How to Write More Persuasive Content for Your Blog
Content marketing, the art of producing articles and other materials to inform and entertain your audience, can be a highly effective medium for converting your website traffic to paying customers. The idea is to either use your content directly to persuade a consumer to buy from you, or to push them to finalize the deal with a call-to-action (which is difficult, considering 96 percent of your visitors won’t be ready to buy).
Either way, the success of your strategy depends on how persuasive your content is, and unfortunately, most business owners don’t know the best way to persuade their audience.
How to Make Your Content Persuasive
So what can you do to make your content more persuasive?

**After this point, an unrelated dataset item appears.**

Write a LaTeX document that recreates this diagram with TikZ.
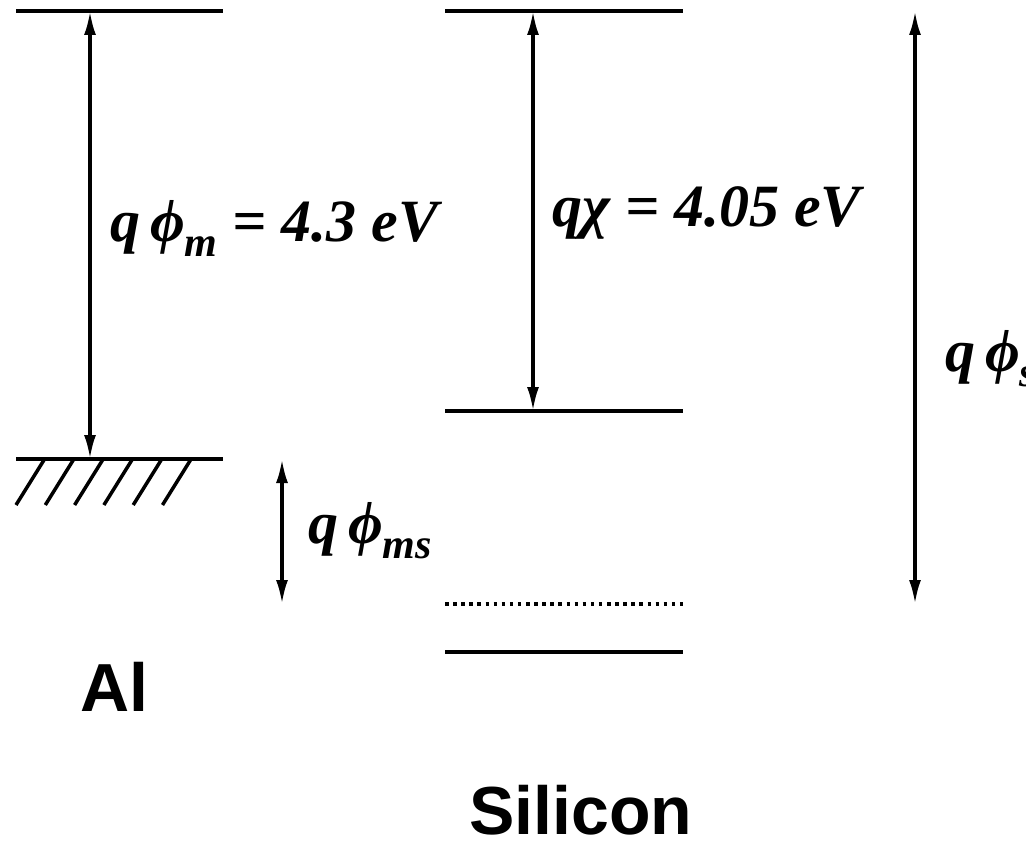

- Clarify your strategy. First, you need to clarify and describe your core strategy. What are you trying to accomplish? Are you trying to earn more conversions so you can provide more qualified leads to your sales team? Are you simply trying to help users understand that they need your products? Without a primary goal or intention, you won’t be able to define or measure “success” for your brand.
- Identify and understand your target audience. To be an effective persuader, you need to know who you’re persuading; market research should therefore be your first step in making your content more persuasive. You need to know what your target audience’s beliefs and values are, so you can appeal to them. You need to know their personalities and behaviors, so you can address them with the right tone. And you need to know why they’re different from other demographics, so you can create content that’s meant specifically for them.
- Work with a professional. There are hundreds of variables to consider when you’re creating content; in addition to being persuasive, you’ll need to be articulate and optimized for search engines, and you’ll need lots of that high-quality content if you want to succeed. For most businesses, the most cost-efficient and reliable way to achieve this is by working with a content services provider like Rightly Written. They’ll already have the expertise necessary to craft compelling content, and they’ll be able to do it more efficiently than any newcomers you bring on board.
- Make your primary goal serving the reader. You may be tempted to hard sell your readers, if your end goal is getting them to convert, but it’s better if your main intentions are serving your readers’ needs. Don’t try to cram more calls-to-action into your blog post; instead, make your blog more informative, and more valuable to your readers. This is going to build trust, and will probably attract a bigger audience to your brand as well.
- Show off your expertise. Moz is known as one of the foremost expert brands in SEO, and for good reason; they dedicated themselves to becoming experts in the field, and frequently show off that expertise with high levels of detail, original research, statistics, and anecdotes from personal experience. If you want to persuade an audience, you first need to convince them that you’re an expert on the subject.
- Link to other sources. You can also build trust and become more persuasive by linking to outside sources. Chances are, there are people with more expertise and more knowledge than you have on a particular subject. Referencing them in the body of your work shows that you’ve done your research, that you know what you’re talking about, and that you’re not alone in your perspectives, opinions, or findings.
- Explain each topic in-depth. It’s free to create a website and post content, so if you want to provide persuasive, valuable content, you have to put the effort into creating it. Go as in-depth to each topic as you can, providing rich details and exploring the topic comprehensively. Don’t leave your audience with any questions they need to have answered elsewhere. If your post grows too long, you can include a summary at the beginning or end, so skimmers can get the full value of your article as well.
The Importance of AB Testing
There’s no solidly reliable conversion strategy that every brand can follow; brands and audiences are just too different, and there are too many variables at play. It’s important to experiment with different strategies and tactics, so you can see how they work in your specific situation and optimize your approach gradually with the tactics you discover work best.
AB testing is one of the best ways to do this. At its simplest, AB testing is producing two variations of a single strategy (like two blog posts with different tones), and monitoring to see which variation performs better. It’s the easiest way to learn which tactics work and which ones don’t, and will provide you with detailed insights about your audience.